Aus einem ländlichen Urlaubsheim für Senioren hat das Brüsseler Büro Label architecture eine Einrichtung für Jugendliche gemacht. Zwei halbrunde Anbauten aus Backstein setzen die Bestandsarchitektur in subtil abgewandelter Form fort.
Wer von Lüttich knapp 50 km nach Südwesten fährt, gelangt irgendwann in das kleine Dorf Porcheresse. In ländlicher Abgeschiedenheit finden sich dort etliche Ferienhäuser und -wohnungen, für Senioren hatte man sogar ein 1943 errichtetes Hospital zum Urlaubsheim umgebaut. Seine prägnante moderne Backsteinarchitektur mit Flachdach und vier großen Bullaugenfenstern avancierte zum beliebtesten Postkartenmotiv des Orts.
Als man nun nach einer neuen Nutzung für das Gebäude suchte, gab der ruhige, grüne, reizarme Standort den Ausschlag: Das Haus sollte zu einem Zentrum für Jugendliche mit autistischer Störung werden. Im Wettbewerb war dafür eine Erweiterung durch einen separaten Pavillon vorgesehen, doch das Büro Label architecture konnte das Verfahren für sich entscheiden, indem es stattdessen zwei direkte Anbauten an den Bestand vorschlug. Dadurch wird nicht nur der parkartige Garten geschont und weniger Grundfläche versiegelt, sondern auch die barrierefreie Erschließung aller Räume erleichtert. Denn im bereits vorhandenen Gebäude erübrigt sich das aufwendige Nachrüsten eines Aufzugs, weil dieser im Anbau Platz finden kann.
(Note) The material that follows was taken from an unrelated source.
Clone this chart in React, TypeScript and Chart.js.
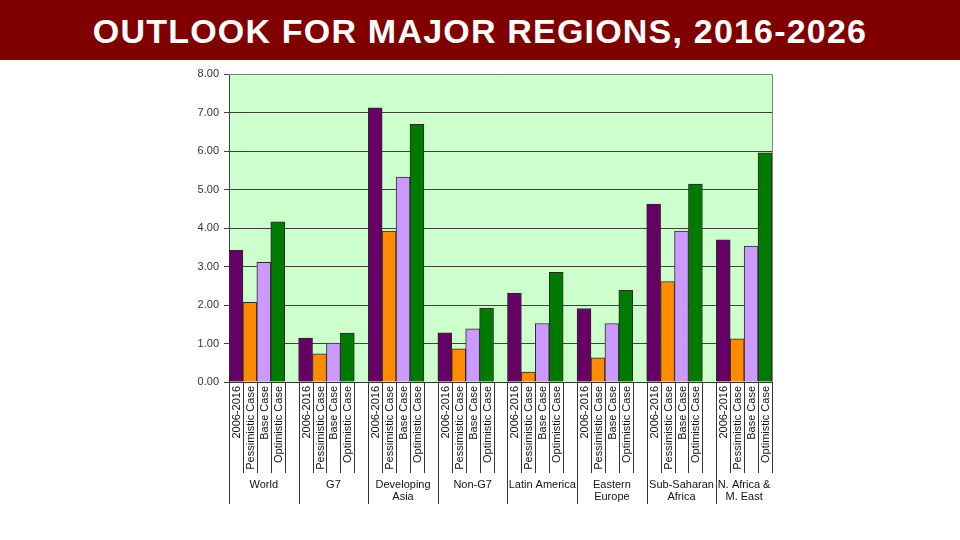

Zunächst wurde die Hausmeisterwohnung abgebrochen, die in den 70er Jahren als Seitentrakt mit Satteldach angefügt worden war und weder in Proportion, noch Architektursprache mit dem Bestand harmonierte. Ganz anders die neuen Anbauten: Sie verlängern den vorhandenen Baukörper und greifen dessen Charakteristika auf, von den roten Backsteinfassaden über die weißen Doppelflügelfenster bis hin zu den horizontalen Linien der alten Gesimse und des abgesetzten Sockelmauerwerks. Das durchlaufende Band der Fensterstürze setzt sich ebenfalls fort, allerdings in leichter Abwandlung nicht weiß gestrichen wie beim Bestand, sondern als gemauerte Grenadierschicht. Der halbkreisförmige Grundriss der beiden Anbauten schließlich lässt sich als Hommage an die Bullaugenfenster begreifen, bietet aber auch ganz pragmatisch den Vorteil, im Gebäudeinnern an den Kopfenden viel Nutz- mit wenig Flurfläche erschließen zu können.
Während im OG zwei Wohngemeinschaften für je sechs Jugendliche untergebracht sind, gibt es im Hochparterre eine Tageseinrichtung für 20 Jugendliche, in der auch Unterricht stattfindet. Im Tiefparterre wurden Werkstätten, Küche, Turnsaal und ein Snoezelen eingerichtet, ein therapeutischer Raum, der mit gepolsterter Sitz- und Liegelandschaft, sanften Lichtspielen und Klängen der Beruhigung und Entspannung dient.